(Code that draws figures)
.....

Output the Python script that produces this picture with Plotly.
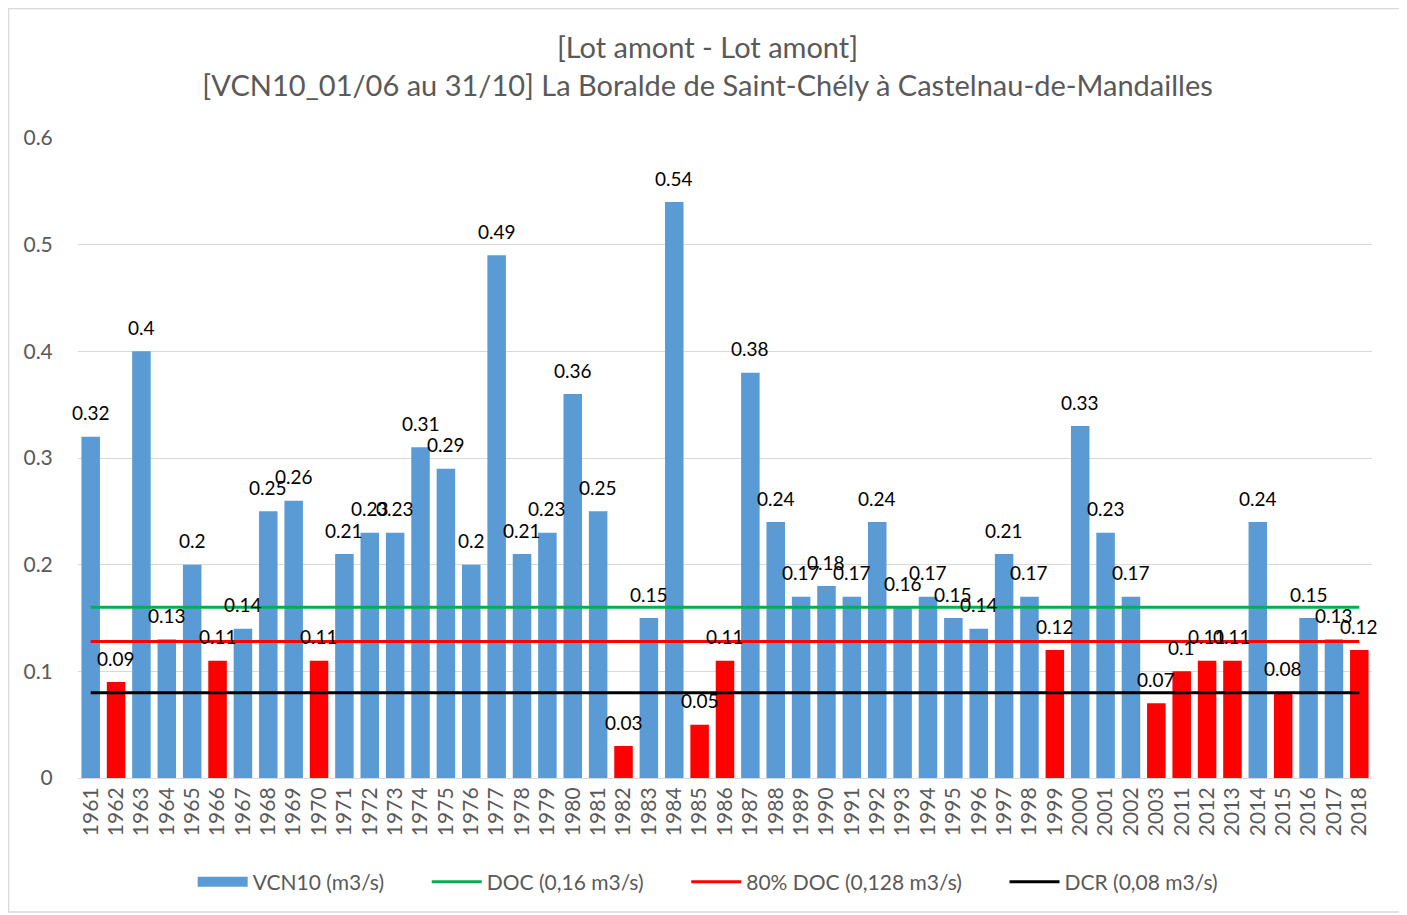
import plotly.graph_objects as go

years = [str(y) for y in range(1961, 2004)] + [str(y) for y in range(2011, 2019)]
vcn10 = [0.32, 0.09, 0.4, 0.13, 0.2, 0.11, 0.14, 0.25, 0.26, 0.11,
         0.21, 0.23, 0.23, 0.31, 0.29, 0.2, 0.49, 0.21, 0.23, 0.36,
         0.25, 0.03, 0.15, 0.54, 0.05, 0.11, 0.38, 0.24, 0.17, 0.18,
         0.17, 0.24, 0.16, 0.17, 0.15, 0.14, 0.21, 0.17, 0.12, 0.33,
         0.23, 0.17, 0.07, 0.1, 0.11, 0.11, 0.24, 0.08, 0.15, 0.13, 0.12]
doc = 0.16
doc80 = 0.128
dcr = 0.08
y_ticks = [0, 0.1, 0.2, 0.3, 0.4, 0.5, 0.6]
y_ticklabels = ["0", "0.1", "0.2", "0.3", "0.4", "0.5", "0.6"]

BLUE = "#5b9bd5"
RED = "#ff0000"
colors = [RED if v < doc80 else BLUE for v in vcn10]

FONT = "Lato"
GRAY = "#595959"
PAD = "\u00a0" * 7

fig = go.Figure()
fig.add_trace(go.Bar(
    x=years, y=vcn10, name="VCN10 (m3/s)", showlegend=False,
    marker=dict(color=colors, line=dict(width=0)),
    cliponaxis=False,
))
# legend-only entry to mimic the wide bar swatch
fig.add_trace(go.Scatter(x=[None], y=[None], mode="lines", name="VCN10 (m3/s)" + PAD,
                         line=dict(color=BLUE, width=14)))
fig.add_trace(go.Scatter(x=years, y=[doc] * len(years), mode="lines",
                         name="DOC (0,16 m3/s)" + PAD, line=dict(color="#00b050", width=3)))
fig.add_trace(go.Scatter(x=years, y=[doc80] * len(years), mode="lines",
                         name="80% DOC (0,128 m3/s)" + PAD, line=dict(color="#ff0000", width=3)))
fig.add_trace(go.Scatter(x=years, y=[dcr] * len(years), mode="lines",
                         name="DCR (0,08 m3/s)", line=dict(color="#000000", width=3)))

# data labels: on a category axis, annotation x is the category index
for i, v in enumerate(vcn10):
    fig.add_annotation(x=i, y=v, xref="x", yref="y", text=f"{v:g}", showarrow=False,
                       yanchor="middle", yshift=24,
                       font=dict(family=FONT, size=19, color="black"))

fig.update_layout(
    width=1399, height=907,
    margin=dict(l=70, r=35, t=130, b=137),
    paper_bgcolor="white", plot_bgcolor="white",
    bargap=0.27,
    font=dict(family=FONT, color=GRAY),
    title=dict(
        text="[Lot amont - Lot amont]<br>[VCN10_01/06 au 31/10] La Boralde de Saint-Chély à Castelnau-de-Mandailles",
        x=0.5, xanchor="center", y=0.945, yanchor="middle",
        font=dict(family=FONT, size=29, color=GRAY),
    ),
    showlegend=True,
    legend=dict(orientation="h", x=0.487, xanchor="center", y=-0.1625, yanchor="middle",
                font=dict(family=FONT, size=21, color=GRAY), itemwidth=50,
                traceorder="normal"),
    xaxis=dict(type="category", categoryorder="array", categoryarray=years,
               range=[-0.5, len(years) - 0.5],
               tickangle=-90, tickfont=dict(family=FONT, size=21, color=GRAY),
               showline=True, linecolor="#d9d9d9", linewidth=1, ticks="", showgrid=False,
               automargin=False),
    yaxis=dict(range=[0, 0.6], tickvals=y_ticks, ticktext=y_ticklabels,
               showgrid=True, gridcolor="#d9d9d9",
               gridwidth=1, zeroline=False, showline=False, ticks="outside", ticklen=20,
               tickcolor="white", tickfont=dict(family=FONT, size=21, color=GRAY),
               automargin=False),
    shapes=[dict(type="rect", xref="paper", yref="paper", x0=-0.0537, x1=1.0216,
                 y0=-0.2094, y1=1.2023, line=dict(color="#d9d9d9", width=1.5),
                 fillcolor="rgba(0,0,0,0)", layer="below")],
)

fig.write_html("out.html")
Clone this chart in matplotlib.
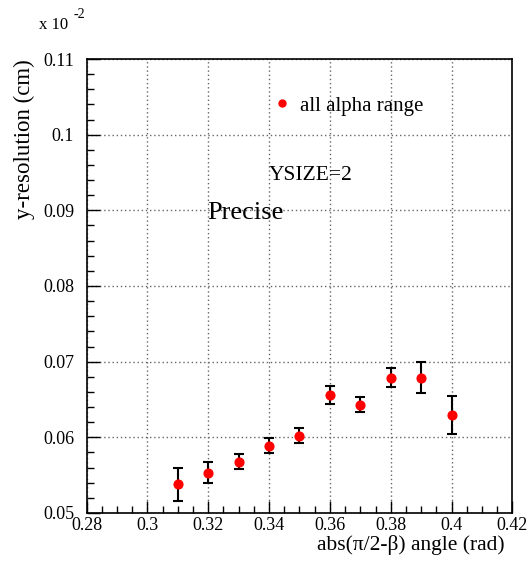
import matplotlib
matplotlib.use('Agg')
import matplotlib.pyplot as plt
from matplotlib.lines import Line2D
from matplotlib.ticker import MultipleLocator, FixedFormatter, FixedLocator

# ── data ──────────────────────────────────────────────────────────────────────
angle = [0.31, 0.32, 0.33, 0.34, 0.35, 0.36, 0.37, 0.38, 0.39, 0.40]
yres = [0.0538, 0.0553, 0.0568, 0.0589, 0.0602, 0.0656, 0.0643, 0.0679, 0.0679, 0.0630]
yerr = [0.0022, 0.0014, 0.0010, 0.0010, 0.0010, 0.0012, 0.0010, 0.0012, 0.0020, 0.0025]

xticks = [0.28, 0.30, 0.32, 0.34, 0.36, 0.38, 0.40, 0.42]
xtick_labels = ['0.28', '0.3', '0.32', '0.34', '0.36', '0.38', '0.4', '0.42']
yticks = [0.05, 0.06, 0.07, 0.08, 0.09, 0.10, 0.11]
ytick_labels = ['0.05', '0.06', '0.07', '0.08', '0.09', '0.1', '0.11']

plt.rcParams['font.family'] = ['Liberation Serif', 'DejaVu Serif']

fig = plt.figure(figsize=(5.31, 5.61), dpi=100)
ax = fig.add_axes([0.163, 0.0856, 0.802, 0.8092])

ax.errorbar(angle, yres, yerr=yerr, fmt='o', color='red', ms=6.3,
            ecolor='black', elinewidth=1.5, capsize=3.4, capthick=1.5,
            zorder=3)

ax.set_xlim(0.28, 0.42)
ax.set_ylim(0.05, 0.11)
ax.xaxis.set_major_locator(FixedLocator(xticks))
ax.xaxis.set_major_formatter(FixedFormatter(xtick_labels))
ax.yaxis.set_major_locator(FixedLocator(yticks))
ax.yaxis.set_major_formatter(FixedFormatter(ytick_labels))
ax.xaxis.set_minor_locator(MultipleLocator(0.005))
ax.yaxis.set_minor_locator(MultipleLocator(0.002))
ax.tick_params(which='both', direction='in', top=False, right=False,
               labelsize=13, width=1)
ax.tick_params(which='major', length=9)
ax.tick_params(which='minor', length=5)
ax.tick_params(axis='y', pad=9)
ax.tick_params(axis='x', pad=3)
for sp in ax.spines.values():
    sp.set_linewidth(1.2)

ax.grid(True, which='major', linestyle=(0, (1, 2)), color='#666666', linewidth=1)

ax.set_ylabel('y-resolution (cm)', fontsize=16.5, loc='top')
ax.yaxis.set_label_coords(-0.12, 1.0)
ax.set_xlabel('abs(π/2-β) angle (rad)', fontsize=15.5, ha='right', va='center')
ax.xaxis.set_label_coords(0.982, -0.071)

handle = Line2D([], [], marker='o', ls='none', color='red', ms=5)
ax.legend(handles=[handle], labels=['all alpha range'], frameon=False,
          loc='center left', bbox_to_anchor=(0.444, 0.897), fontsize=15,
          handlelength=0.6, handletextpad=0.56, borderpad=0, borderaxespad=0)

ax.text(0.3538, 0.0946, 'YSIZE=2', fontsize=15.5, ha='center', va='center')
ax.text(0.3321, 0.0897, 'Precise', fontsize=19, ha='center', va='center')

fig.text(39 / 531, 1 - 25 / 561, 'x 10', fontsize=12, ha='left', va='center')
fig.text(74 / 531, 1 - 14 / 561, '-2', fontsize=10, ha='left', va='center')

fig.savefig('out.png', dpi=100)
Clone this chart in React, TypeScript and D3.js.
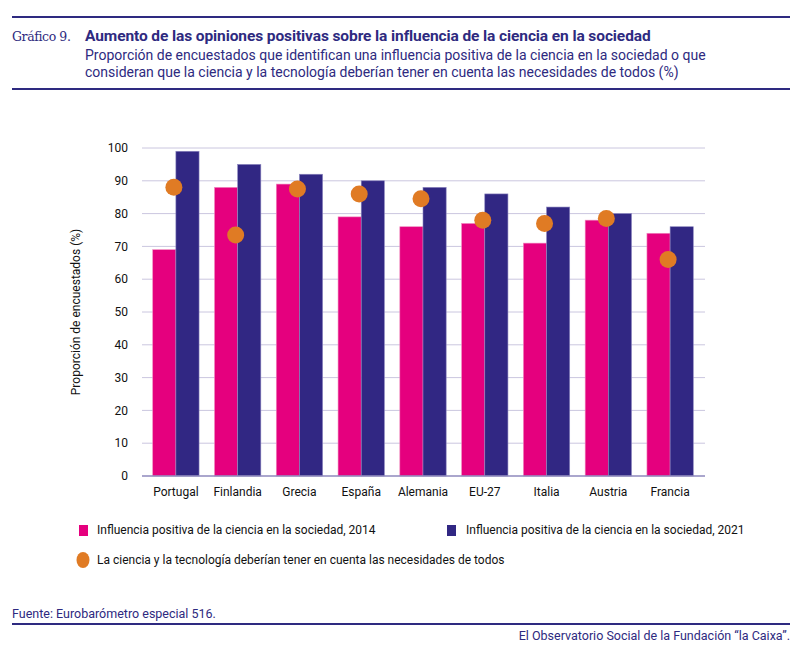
import React from 'react';
import * as d3 from 'd3';

const countries = ['Portugal', 'Finlandia', 'Grecia', 'España', 'Alemania', 'EU-27', 'Italia', 'Austria', 'Francia'];
const values2014 = [69, 88, 89, 79, 76, 77, 71, 78, 74];
const values2021 = [99, 95, 92, 90, 88, 86, 82, 80, 76];
const valuesNeeds = [88, 73.5, 87.5, 86, 84.5, 78, 77, 78.5, 66];
const yTicks = [0, 10, 20, 30, 40, 50, 60, 70, 80, 90, 100];
const seriesNames = [
  'Influencia positiva de la ciencia en la sociedad, 2014',
  'Influencia positiva de la ciencia en la sociedad, 2021',
  'La ciencia y la tecnología deberían tener en cuenta las necesidades de todos',
];

const PINK = '#e5007e';
const BLUE = '#312783';
const ORANGE = '#e07b24';
const NAVY = '#2e2a80';
const FONT = 'Roboto, "Noto Sans", sans-serif';

const App: React.FC = () => {
  const W = 800;
  const H = 650;
  const plot = { left: 142, right: 705, top: 148, bottom: 476 };

  const x = d3.scaleBand<string>().domain(countries).range([145, 701]).paddingInner(0.25).paddingOuter(0.125);
  const xSub = d3.scaleBand<string>().domain(['2014', '2021']).range([0, x.bandwidth()]);
  const y = d3.scaleLinear().domain([0, 100]).range([plot.bottom, plot.top]);

  return (
    <svg width={W} height={H} style={{ position: 'absolute', left: 0, top: 0 }} fontFamily={FONT}>
      <rect width={W} height={H} fill="#fff" />

      {/* cabecera */}
      <line x1={12} x2={790} y1={17} y2={17} stroke={NAVY} strokeWidth={2} />
      <text x={12} y={41} fontFamily='"DejaVu Serif", "Liberation Serif", serif' fontSize={12.5} fill={NAVY} letterSpacing={-0.4}>
        Gráfico 9.
      </text>
      <text x={85} y={41} fontSize={15.5} fontWeight="bold" fill={NAVY} letterSpacing={-0.1}>
        Aumento de las opiniones positivas sobre la influencia de la ciencia en la sociedad
      </text>
      <text x={85} y={60} fontSize={14} fill={NAVY}>
        Proporción de encuestados que identifican una influencia positiva de la ciencia en la sociedad o que
      </text>
      <text x={85} y={77} fontSize={14} fill={NAVY}>
        consideran que la ciencia y la tecnología deberían tener en cuenta las necesidades de todos (%)
      </text>
      <line x1={12} x2={790} y1={89} y2={89} stroke={NAVY} strokeWidth={2} />

      {/* rejilla y eje Y */}
      {yTicks.map((t) => (
        <g key={t}>
          {t > 0 && <line x1={plot.left} x2={plot.right} y1={y(t)} y2={y(t)} stroke="#cac6df" strokeWidth={1} />}
          <text x={128} y={y(t)} dy="0.35em" textAnchor="end" fontSize={12} fill="#111">
            {t}
          </text>
        </g>
      ))}
      <text
        transform={`translate(80,${(plot.top + plot.bottom) / 2}) rotate(-90)`}
        textAnchor="middle"
        fontSize={12}
        fill="#111"
      >
        Proporción de encuestados (%)
      </text>

      {/* barras */}
      {countries.map((c, i) => {
        const x0 = x(c) as number;
        return (
          <g key={c}>
            <rect
              x={x0 + (xSub('2014') as number)}
              y={y(values2014[i])}
              width={xSub.bandwidth()}
              height={y(0) - y(values2014[i])}
              fill={PINK}
              stroke="#f08cc0"
              strokeWidth={0.6}
            />
            <rect
              x={x0 + (xSub('2021') as number)}
              y={y(values2021[i])}
              width={xSub.bandwidth()}
              height={y(0) - y(values2021[i])}
              fill={BLUE}
              stroke="#8c86bf"
              strokeWidth={0.6}
            />
            <text x={x0 + x.bandwidth() / 2} y={496} textAnchor="middle" fontSize={12} fill="#111">
              {c}
            </text>
          </g>
        );
      })}
      <line x1={plot.left} x2={plot.right} y1={y(0)} y2={y(0)} stroke="#8e88bd" strokeWidth={1.5} />

      {/* puntos */}
      {countries.map((c, i) => (
        <circle
          key={c}
          cx={(x(c) as number) + x.bandwidth() / 2 - 2}
          cy={y(valuesNeeds[i])}
          r={8.5}
          fill={ORANGE}
        />
      ))}

      {/* leyenda */}
      <rect x={79} y={525} width={9} height={11} fill={PINK} />
      <text x={97} y={530} dy="0.35em" fontSize={12} fill="#111">
        {seriesNames[0]}
      </text>
      <rect x={447} y={525} width={9} height={11} fill={BLUE} />
      <text x={466} y={530} dy="0.35em" fontSize={12} fill="#111">
        {seriesNames[1]}
      </text>
      <ellipse cx={83} cy={560} rx={6.5} ry={8} fill={ORANGE} />
      <text x={97} y={560} dy="0.35em" fontSize={12} fill="#111">
        {seriesNames[2]}
      </text>

      {/* pie */}
      <text x={12} y={618} fontSize={12.5} fill={NAVY}>
        Fuente: Eurobarómetro especial 516.
      </text>
      <line x1={12} x2={790} y1={624} y2={624} stroke={NAVY} strokeWidth={2} />
      <text x={790} y={640} textAnchor="end" fontSize={12.5} fill={NAVY}>
        El Observatorio Social de la Fundación “la Caixa”.
      </text>
    </svg>
  );
};

export default App;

.....

▶ _Task prompt_:
In the listing above, find the line containing "Clone this chart in matplotlib." and the line containing "0.0012, 0.0020, 0.0025]". Reproduce those lines and all between them exactly, with no pictures and nothing more.

▶ _Result for this exercise_:
Clone this chart in matplotlib.
import matplotlib
matplotlib.use('Agg')
import matplotlib.pyplot as plt
from matplotlib.lines import Line2D
from matplotlib.ticker import MultipleLocator, FixedFormatter, FixedLocator

# ── data ──────────────────────────────────────────────────────────────────────
angle = [0.31, 0.32, 0.33, 0.34, 0.35, 0.36, 0.37, 0.38, 0.39, 0.40]
yres = [0.0538, 0.0553, 0.0568, 0.0589, 0.0602, 0.0656, 0.0643, 0.0679, 0.0679, 0.0630]
yerr = [0.0022, 0.0014, 0.0010, 0.0010, 0.0010, 0.0012, 0.0010, 0.0012, 0.0020, 0.0025]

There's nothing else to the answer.